** Start of Recorded information **
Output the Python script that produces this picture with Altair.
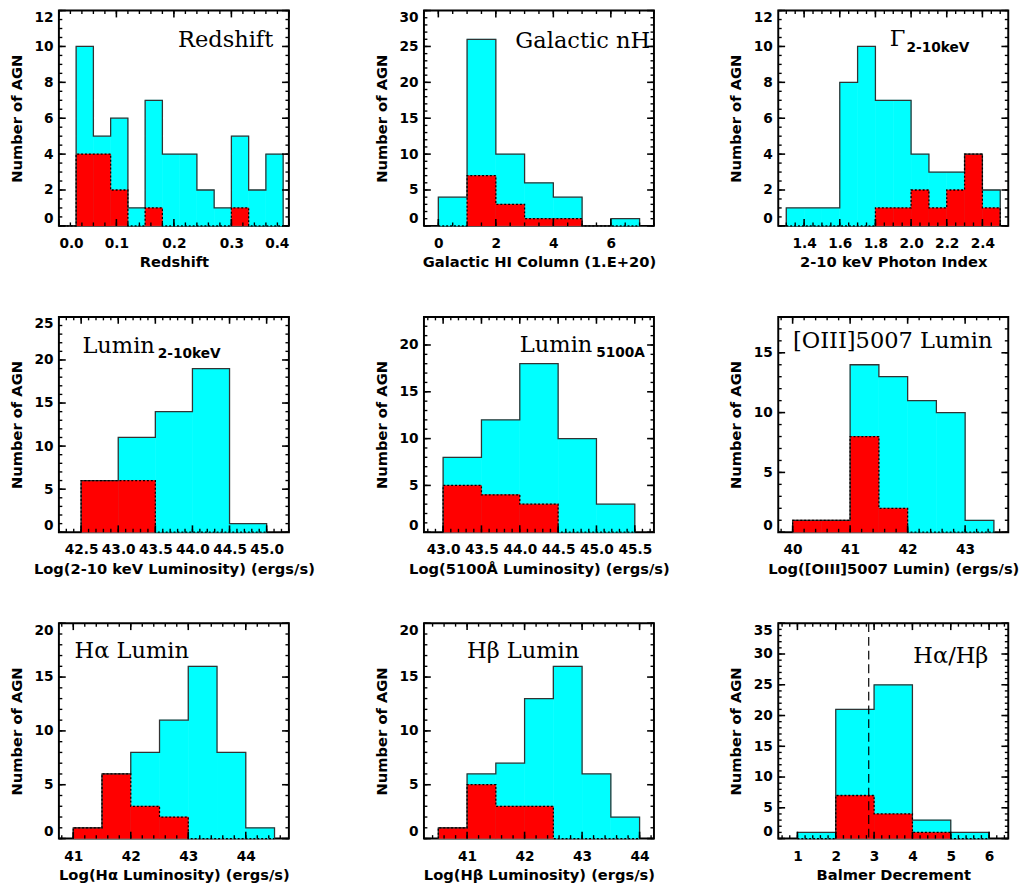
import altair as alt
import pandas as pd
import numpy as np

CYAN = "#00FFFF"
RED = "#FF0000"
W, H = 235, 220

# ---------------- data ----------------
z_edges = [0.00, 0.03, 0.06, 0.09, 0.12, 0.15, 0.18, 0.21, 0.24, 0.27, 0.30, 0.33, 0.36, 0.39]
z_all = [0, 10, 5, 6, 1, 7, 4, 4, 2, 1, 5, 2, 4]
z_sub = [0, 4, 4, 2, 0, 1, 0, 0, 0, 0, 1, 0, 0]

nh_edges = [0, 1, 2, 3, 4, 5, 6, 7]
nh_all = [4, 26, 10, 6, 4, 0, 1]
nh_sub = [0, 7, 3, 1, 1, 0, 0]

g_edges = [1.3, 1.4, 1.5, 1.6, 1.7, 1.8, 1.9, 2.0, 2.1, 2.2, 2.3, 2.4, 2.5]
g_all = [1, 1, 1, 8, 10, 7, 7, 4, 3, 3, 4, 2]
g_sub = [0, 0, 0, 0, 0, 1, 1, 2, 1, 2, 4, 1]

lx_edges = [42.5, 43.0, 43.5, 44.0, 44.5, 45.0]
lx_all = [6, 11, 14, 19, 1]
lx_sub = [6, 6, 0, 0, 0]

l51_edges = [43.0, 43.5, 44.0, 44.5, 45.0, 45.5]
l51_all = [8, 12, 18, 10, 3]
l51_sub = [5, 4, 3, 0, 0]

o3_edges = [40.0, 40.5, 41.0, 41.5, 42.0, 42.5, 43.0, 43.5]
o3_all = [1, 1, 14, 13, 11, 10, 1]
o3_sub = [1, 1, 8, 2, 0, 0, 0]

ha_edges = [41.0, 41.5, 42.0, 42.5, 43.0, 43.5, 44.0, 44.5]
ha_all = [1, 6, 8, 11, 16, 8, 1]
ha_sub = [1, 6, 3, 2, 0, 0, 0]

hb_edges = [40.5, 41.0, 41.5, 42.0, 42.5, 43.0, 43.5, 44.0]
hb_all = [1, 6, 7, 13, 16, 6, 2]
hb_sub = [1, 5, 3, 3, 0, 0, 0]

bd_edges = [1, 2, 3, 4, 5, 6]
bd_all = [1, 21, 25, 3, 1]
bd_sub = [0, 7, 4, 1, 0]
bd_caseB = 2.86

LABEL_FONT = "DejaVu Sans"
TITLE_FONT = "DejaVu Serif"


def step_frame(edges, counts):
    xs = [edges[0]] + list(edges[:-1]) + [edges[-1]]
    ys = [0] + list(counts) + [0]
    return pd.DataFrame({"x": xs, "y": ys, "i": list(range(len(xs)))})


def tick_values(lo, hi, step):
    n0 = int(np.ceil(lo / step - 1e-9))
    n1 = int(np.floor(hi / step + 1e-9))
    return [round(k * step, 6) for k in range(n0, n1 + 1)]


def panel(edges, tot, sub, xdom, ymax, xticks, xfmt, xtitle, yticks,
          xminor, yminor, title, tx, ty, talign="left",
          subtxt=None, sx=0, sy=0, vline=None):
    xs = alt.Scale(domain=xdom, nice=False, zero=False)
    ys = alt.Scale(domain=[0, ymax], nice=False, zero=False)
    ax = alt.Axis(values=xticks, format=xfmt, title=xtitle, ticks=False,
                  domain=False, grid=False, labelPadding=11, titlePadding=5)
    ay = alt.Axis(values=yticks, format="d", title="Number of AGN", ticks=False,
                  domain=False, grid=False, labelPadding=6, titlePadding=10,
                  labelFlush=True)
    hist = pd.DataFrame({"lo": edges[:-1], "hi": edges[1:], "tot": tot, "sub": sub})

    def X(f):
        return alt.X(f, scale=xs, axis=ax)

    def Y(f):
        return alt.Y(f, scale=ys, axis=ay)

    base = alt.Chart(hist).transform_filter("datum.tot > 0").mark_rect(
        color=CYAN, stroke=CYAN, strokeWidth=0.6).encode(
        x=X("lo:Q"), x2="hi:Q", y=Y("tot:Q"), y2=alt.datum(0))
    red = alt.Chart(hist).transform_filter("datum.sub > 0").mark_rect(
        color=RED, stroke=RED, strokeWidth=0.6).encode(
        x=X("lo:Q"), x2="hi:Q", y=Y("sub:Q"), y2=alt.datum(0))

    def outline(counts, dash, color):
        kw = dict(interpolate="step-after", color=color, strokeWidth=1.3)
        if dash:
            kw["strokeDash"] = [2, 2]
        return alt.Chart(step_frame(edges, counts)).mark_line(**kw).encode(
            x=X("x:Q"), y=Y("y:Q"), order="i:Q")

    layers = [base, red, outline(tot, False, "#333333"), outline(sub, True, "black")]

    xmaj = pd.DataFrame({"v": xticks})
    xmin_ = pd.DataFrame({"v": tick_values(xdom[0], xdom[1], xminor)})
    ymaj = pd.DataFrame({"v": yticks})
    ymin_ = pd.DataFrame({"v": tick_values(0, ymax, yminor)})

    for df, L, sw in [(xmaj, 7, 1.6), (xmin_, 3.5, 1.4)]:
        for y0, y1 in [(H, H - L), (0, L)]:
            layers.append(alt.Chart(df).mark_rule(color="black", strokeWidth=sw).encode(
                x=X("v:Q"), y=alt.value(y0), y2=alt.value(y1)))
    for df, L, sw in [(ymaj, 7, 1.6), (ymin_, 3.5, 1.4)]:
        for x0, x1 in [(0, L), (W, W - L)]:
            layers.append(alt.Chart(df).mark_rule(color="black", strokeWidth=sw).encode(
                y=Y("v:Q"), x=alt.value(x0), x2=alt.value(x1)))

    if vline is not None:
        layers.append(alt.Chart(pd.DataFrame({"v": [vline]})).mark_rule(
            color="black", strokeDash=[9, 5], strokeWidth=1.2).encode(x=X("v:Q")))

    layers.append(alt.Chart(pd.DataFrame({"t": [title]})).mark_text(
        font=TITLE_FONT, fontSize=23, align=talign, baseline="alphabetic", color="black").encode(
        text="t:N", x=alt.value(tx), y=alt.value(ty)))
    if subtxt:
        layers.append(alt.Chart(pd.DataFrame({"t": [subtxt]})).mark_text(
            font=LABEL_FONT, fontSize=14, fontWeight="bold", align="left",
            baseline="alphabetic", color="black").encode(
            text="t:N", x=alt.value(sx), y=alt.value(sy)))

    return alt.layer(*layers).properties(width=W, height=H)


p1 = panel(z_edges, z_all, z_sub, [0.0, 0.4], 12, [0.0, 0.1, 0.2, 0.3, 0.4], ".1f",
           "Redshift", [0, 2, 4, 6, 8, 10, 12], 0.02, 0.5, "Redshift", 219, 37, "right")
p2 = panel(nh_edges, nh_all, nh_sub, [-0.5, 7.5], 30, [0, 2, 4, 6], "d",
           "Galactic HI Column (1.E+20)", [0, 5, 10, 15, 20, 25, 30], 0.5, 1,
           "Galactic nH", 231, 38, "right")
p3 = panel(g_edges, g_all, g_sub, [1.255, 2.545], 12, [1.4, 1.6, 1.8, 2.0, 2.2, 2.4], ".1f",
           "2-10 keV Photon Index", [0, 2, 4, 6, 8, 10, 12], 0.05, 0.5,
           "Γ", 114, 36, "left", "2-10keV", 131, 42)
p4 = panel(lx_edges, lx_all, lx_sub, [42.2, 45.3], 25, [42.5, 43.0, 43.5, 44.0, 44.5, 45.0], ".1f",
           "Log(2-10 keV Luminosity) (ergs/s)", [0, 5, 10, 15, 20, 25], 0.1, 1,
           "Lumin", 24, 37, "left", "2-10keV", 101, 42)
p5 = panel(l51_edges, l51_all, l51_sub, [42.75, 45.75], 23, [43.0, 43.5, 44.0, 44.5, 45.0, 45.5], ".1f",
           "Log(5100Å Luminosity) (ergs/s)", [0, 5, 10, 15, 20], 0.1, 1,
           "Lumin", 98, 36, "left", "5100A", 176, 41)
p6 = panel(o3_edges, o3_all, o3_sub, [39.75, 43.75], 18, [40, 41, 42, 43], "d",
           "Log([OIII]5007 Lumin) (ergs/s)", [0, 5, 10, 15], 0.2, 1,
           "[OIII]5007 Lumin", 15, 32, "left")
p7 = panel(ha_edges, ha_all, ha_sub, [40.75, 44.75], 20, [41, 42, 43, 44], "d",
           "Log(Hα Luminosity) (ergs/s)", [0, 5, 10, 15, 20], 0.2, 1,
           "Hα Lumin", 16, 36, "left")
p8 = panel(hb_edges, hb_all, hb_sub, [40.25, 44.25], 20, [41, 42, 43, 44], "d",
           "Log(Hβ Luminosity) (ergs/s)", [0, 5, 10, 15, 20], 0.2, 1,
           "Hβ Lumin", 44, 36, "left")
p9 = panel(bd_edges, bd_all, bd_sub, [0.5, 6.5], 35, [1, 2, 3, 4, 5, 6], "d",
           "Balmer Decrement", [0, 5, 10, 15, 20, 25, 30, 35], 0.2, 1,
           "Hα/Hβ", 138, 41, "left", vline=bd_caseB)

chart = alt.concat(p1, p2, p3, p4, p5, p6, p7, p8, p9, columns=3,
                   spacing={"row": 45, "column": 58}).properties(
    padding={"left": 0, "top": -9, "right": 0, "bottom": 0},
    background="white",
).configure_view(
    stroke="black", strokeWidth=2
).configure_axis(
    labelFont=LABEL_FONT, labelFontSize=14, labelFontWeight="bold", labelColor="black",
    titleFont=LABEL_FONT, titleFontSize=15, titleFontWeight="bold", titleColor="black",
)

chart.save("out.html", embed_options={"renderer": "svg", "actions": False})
** End of Recorded information **
◆ Exercise goal ◆
Reproduce the material above exactly, first line through the line that contains "0, 0, 1, 0, 0]", minus the pictures.

◆ Result for this task ◆
Output the Python script that produces this picture with Altair.
import altair as alt
import pandas as pd
import numpy as np

CYAN = "#00FFFF"
RED = "#FF0000"
W, H = 235, 220

# ---------------- data ----------------
z_edges = [0.00, 0.03, 0.06, 0.09, 0.12, 0.15, 0.18, 0.21, 0.24, 0.27, 0.30, 0.33, 0.36, 0.39]
z_all = [0, 10, 5, 6, 1, 7, 4, 4, 2, 1, 5, 2, 4]
z_sub = [0, 4, 4, 2, 0, 1, 0, 0, 0, 0, 1, 0, 0]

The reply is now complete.